病症がもたらした言葉

同居1ヶ月目の夜、一緒に寝ることになった寝室で、矢晴が激昂して言い放った言葉や激情にかられて言い募った言葉たちを、矢晴の薬の飲み忘れに気づいた純は『今の矢晴の言葉は』『病症がもたらした言葉かもしれない……?』『その言葉を私が「良い」と言ってしまったらそれはつまり――』と考えて、焦り出す。

どこからどこまでが「病症がもたらした言葉」なのかは定かではないが、矢晴の目がぐるぐるして、感情が高ぶってからの言葉はどんどんと、うつ故の思考回路から生み出されている可能性は高い。

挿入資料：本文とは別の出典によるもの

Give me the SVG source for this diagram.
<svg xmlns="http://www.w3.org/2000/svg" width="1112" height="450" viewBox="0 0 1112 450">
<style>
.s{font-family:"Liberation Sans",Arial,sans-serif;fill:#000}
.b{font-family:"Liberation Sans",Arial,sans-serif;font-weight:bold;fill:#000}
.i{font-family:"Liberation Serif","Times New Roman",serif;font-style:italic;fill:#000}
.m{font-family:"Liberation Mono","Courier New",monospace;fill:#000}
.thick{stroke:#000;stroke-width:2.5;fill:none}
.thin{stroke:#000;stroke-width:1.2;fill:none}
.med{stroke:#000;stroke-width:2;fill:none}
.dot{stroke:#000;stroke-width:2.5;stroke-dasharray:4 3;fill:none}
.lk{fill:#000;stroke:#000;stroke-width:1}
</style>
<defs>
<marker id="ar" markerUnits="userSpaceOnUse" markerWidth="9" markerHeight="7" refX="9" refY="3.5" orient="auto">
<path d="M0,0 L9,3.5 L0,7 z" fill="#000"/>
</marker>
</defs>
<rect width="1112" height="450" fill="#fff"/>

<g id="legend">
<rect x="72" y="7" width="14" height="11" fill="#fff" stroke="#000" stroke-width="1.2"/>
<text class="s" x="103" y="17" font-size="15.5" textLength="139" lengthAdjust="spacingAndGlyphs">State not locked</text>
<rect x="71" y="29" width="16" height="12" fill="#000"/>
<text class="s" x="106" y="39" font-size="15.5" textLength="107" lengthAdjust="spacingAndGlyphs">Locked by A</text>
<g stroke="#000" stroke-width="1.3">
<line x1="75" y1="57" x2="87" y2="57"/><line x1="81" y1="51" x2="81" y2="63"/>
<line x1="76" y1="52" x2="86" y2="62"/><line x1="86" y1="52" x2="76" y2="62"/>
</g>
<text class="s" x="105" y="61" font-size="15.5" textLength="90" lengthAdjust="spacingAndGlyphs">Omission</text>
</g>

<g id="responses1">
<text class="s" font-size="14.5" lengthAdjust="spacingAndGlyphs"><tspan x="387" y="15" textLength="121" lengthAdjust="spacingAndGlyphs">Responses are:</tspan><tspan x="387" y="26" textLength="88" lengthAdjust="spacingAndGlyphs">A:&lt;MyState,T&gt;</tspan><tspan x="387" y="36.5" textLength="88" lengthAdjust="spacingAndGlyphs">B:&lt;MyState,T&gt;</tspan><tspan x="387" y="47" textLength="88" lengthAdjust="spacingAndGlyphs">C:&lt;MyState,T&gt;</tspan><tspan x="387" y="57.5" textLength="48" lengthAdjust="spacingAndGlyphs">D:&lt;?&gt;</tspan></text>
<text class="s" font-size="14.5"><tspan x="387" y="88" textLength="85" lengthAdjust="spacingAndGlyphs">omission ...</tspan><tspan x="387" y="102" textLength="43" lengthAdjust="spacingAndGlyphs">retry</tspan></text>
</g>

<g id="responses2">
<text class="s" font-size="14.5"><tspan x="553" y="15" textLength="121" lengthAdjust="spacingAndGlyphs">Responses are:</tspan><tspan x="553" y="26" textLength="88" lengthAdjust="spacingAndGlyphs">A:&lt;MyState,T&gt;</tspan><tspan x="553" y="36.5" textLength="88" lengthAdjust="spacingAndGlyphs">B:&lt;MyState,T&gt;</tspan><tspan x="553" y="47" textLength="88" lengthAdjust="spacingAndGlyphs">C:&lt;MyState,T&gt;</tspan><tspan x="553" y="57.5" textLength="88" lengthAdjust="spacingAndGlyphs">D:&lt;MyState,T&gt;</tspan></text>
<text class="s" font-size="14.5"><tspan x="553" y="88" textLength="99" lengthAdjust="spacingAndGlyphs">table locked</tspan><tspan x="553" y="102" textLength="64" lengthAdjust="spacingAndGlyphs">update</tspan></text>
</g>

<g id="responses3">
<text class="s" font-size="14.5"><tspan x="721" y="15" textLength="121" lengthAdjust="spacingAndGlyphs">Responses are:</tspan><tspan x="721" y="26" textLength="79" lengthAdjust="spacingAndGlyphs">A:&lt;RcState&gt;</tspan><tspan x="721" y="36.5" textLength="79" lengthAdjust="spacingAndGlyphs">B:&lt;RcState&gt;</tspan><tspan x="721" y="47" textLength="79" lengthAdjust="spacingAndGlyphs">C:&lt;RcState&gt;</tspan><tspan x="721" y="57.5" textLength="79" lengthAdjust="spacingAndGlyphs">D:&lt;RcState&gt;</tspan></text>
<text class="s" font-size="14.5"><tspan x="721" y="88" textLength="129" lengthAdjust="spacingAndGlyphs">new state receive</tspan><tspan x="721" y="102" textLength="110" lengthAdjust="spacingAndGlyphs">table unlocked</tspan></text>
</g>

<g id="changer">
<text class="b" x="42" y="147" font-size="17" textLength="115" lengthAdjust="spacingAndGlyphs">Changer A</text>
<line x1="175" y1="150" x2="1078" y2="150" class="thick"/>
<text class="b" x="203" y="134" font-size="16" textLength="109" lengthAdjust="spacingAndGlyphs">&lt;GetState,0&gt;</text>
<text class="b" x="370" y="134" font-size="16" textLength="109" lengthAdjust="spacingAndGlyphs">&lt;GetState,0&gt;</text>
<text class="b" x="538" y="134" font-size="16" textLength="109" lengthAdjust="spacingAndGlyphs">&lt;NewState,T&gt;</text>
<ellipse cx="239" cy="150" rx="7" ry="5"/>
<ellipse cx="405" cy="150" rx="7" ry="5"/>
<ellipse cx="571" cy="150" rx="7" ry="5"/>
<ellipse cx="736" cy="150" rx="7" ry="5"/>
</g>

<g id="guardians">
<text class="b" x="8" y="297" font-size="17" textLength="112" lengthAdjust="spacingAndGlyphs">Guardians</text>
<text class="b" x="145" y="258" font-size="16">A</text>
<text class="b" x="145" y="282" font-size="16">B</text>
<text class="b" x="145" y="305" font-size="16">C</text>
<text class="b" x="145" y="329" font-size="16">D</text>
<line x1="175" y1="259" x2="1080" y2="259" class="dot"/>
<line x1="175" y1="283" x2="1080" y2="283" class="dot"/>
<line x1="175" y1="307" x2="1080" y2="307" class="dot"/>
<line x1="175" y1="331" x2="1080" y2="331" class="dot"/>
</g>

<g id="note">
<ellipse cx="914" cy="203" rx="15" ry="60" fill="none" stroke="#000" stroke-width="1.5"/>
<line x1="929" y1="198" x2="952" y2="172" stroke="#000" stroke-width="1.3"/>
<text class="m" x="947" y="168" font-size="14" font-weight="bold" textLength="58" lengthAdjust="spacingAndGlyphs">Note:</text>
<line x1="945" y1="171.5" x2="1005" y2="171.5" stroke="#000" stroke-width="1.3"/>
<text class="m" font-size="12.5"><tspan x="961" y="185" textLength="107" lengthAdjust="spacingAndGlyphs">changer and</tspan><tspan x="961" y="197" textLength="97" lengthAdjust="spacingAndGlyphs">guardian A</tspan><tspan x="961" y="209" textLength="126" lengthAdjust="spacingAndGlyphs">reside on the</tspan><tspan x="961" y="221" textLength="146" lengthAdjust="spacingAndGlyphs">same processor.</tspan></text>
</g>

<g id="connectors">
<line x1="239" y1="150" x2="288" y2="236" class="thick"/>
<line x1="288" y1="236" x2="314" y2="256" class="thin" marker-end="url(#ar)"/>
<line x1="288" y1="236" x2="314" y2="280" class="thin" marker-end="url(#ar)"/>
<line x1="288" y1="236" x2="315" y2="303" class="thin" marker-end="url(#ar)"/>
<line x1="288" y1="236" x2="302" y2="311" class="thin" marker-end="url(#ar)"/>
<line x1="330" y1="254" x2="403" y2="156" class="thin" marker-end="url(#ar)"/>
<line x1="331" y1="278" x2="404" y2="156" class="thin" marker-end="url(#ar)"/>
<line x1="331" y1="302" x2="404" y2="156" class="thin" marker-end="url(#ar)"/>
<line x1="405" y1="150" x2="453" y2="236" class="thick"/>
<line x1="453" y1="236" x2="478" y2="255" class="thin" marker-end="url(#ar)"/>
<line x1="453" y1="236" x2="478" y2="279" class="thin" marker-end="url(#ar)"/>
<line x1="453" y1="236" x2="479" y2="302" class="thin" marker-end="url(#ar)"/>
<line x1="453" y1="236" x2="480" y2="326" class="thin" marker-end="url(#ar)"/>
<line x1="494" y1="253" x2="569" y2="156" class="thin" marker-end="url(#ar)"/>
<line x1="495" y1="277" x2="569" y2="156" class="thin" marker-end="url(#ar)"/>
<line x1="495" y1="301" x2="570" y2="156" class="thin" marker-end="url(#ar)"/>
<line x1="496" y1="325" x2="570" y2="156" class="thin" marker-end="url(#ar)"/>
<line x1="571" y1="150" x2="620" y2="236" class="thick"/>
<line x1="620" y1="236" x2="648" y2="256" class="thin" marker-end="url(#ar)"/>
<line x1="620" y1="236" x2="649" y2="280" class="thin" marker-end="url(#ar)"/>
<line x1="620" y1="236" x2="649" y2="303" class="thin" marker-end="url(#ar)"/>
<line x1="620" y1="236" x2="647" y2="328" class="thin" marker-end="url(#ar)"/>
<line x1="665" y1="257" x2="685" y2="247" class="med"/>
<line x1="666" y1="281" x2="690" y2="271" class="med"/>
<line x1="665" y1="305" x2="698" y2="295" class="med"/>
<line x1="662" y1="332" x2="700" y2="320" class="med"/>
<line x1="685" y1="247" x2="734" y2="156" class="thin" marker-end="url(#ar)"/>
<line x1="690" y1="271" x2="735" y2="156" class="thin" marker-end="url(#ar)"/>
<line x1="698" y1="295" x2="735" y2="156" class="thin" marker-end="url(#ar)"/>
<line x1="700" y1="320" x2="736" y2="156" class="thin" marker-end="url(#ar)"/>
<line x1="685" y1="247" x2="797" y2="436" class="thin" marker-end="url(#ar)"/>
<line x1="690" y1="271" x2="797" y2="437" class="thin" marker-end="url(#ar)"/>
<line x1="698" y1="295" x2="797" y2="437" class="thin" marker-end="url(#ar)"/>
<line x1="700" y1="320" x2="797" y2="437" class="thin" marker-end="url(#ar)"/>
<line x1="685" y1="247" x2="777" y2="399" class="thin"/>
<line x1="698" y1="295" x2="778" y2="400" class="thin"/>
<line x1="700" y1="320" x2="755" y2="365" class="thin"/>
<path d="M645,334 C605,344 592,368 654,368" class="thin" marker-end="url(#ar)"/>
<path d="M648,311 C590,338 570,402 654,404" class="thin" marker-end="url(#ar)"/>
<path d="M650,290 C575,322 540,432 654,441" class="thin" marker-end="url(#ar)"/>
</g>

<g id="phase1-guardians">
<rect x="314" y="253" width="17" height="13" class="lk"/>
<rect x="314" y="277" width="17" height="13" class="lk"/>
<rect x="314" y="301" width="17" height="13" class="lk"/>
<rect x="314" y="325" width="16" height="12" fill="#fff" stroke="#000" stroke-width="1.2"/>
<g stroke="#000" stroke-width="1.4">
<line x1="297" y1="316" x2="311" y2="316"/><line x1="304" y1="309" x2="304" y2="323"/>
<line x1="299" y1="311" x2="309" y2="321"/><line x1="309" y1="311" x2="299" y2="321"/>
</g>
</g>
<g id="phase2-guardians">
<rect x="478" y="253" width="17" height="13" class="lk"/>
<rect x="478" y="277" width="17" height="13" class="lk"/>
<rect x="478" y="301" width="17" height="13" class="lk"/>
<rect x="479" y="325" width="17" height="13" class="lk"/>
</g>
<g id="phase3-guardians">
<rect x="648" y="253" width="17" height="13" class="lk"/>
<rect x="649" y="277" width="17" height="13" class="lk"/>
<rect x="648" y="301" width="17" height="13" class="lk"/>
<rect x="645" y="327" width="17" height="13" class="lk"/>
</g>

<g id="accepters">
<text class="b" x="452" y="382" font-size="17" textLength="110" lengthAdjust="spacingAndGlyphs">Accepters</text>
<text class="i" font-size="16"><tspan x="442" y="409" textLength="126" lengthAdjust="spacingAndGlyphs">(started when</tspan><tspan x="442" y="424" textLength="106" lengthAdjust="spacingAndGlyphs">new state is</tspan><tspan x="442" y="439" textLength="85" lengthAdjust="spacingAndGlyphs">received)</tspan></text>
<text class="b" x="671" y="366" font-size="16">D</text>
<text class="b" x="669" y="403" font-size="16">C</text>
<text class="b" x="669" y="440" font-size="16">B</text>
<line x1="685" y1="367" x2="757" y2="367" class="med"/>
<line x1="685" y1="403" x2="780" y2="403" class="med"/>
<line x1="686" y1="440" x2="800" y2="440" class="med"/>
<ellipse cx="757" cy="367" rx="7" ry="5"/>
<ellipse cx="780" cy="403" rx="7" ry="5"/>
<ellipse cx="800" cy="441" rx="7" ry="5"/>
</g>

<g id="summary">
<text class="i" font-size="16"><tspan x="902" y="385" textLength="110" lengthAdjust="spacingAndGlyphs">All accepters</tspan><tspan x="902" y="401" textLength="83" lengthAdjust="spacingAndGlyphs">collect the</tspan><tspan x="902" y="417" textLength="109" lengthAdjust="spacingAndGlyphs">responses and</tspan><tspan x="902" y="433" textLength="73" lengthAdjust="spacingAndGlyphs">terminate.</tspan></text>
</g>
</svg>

ただ、純が反省せねばならんのは、矢晴がまともに話していると思い込んで「そんなことまで考えるなんてすごい!」的に褒めたことではなくて、純自身がこれまでの人生で渇望していたであろう「人に欲情する」ことを表す『もうそれ性欲だろ』という矢晴の言葉に、飛びついてしまって思考停止してしまったことではないか、と思う。

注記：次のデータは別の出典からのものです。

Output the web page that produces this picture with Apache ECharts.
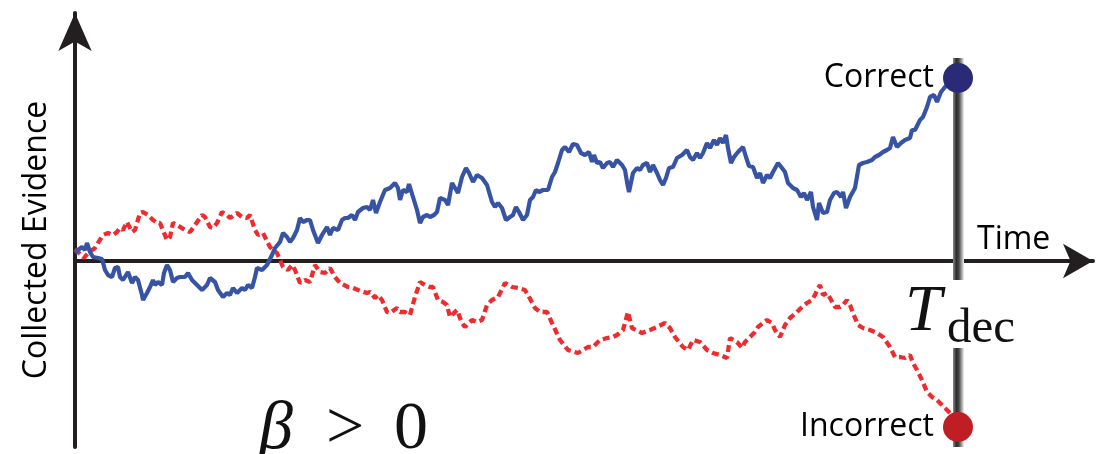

同居して1ヶ月経ち、慣れと緩みが出て、矢晴が酒を買って飲んでしまったことも、「酒を買いに行くほどの体力がついた」と思い『スリップは回復の段階であることだよ』と言ったのが慰めでもなく本当に「矢晴が回復しているからスリップした」と思っているのかもしれないなあ、と思う。

それらもコミコミで『私の性格は君にとって良くない』と言っているのなら純がすごいしえらいのだけど、どうなんだろう。